English hooligan and bodyguard

Dainton Connell (14 February 1961 – 5 October 2007), known as "Denton" or "The Bear", was an English former hooligan. He was leader of one of the Arsenal's hooligan firms during the 1980s. Later in his life he served as a bodyguard, minder and personal assistant to the Pet Shop Boys, appearing on albums and in music videos by the duo.

== Biography ==
Connell was born in 1961 in Brighton, England to Jamaican parents. He left school at 16 and became a scaffolder. In 1977, he gained public attention after appearing in a television documentary presented by Janet Street-Porter about skinheads. During the 1980s, Connell was highly active in an Arsenal FC's hooligan "firm" and was a "main face" amongst the ranks. At the same time, he was influential in ensuring that the BNP – then trying to infiltrate football firms – failed to gain any foothold at Arsenal.
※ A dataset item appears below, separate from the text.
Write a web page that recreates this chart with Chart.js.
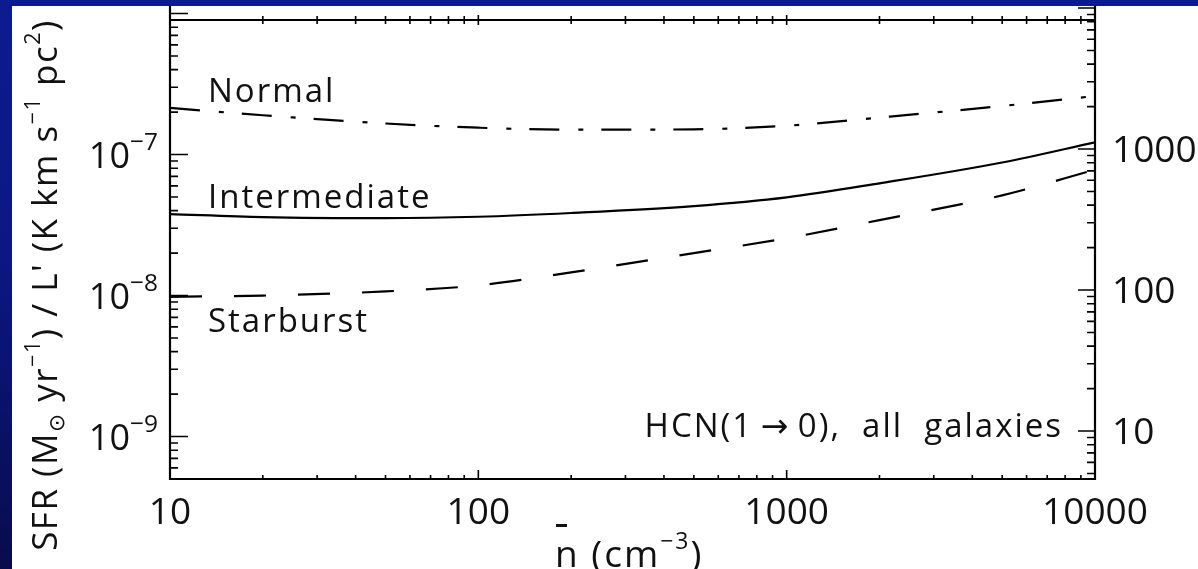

In the band's early years, Connell worked as a minder for Madness. He was employed as a bodyguard for the Pet Shop Boys' first tour in 1989. For the next eighteen years, he assisted the duo on tours and appeared in music videos, including "So Hard" and "Jealousy". He also provided additional vocals on "One and One Make Five" on their 1993 album Very. In 1997, Connell appeared as one of the subjects of Sam Taylor-Wood's piece Five Revolutionary Seconds XIII, after meeting whilst she was directing the Pet Shop Boys' residency at the Savoy Theatre. The same year, he was referenced in a flashback scene in the film Fever Pitch.

Connell had a wife, Mandy, and two daughters.

===Death===
Connell died aged 46 in a car crash in Moscow in October 2007. His funeral was held at the Mary Magdalene Church in Holloway Road and was attended by 3,000 people, including Janet Street-Porter, former Arsenal players Ian Wright and Lee Dixon, comedians Matt Lucas and David Walliams, artist Sam Taylor-Wood and boxer Frank Bruno.

The Pet Shop Boys also performed a benefit night for Connell's family at Heaven nightclub, called Can You Bear It?, alongside Suggs and Chas Smash of Madness, who had both been friends with Connell since he was 12.

In 2009, a plaque dedicated to Connell near the Emirates Stadium was removed by Islington Council, despite opposition from fans.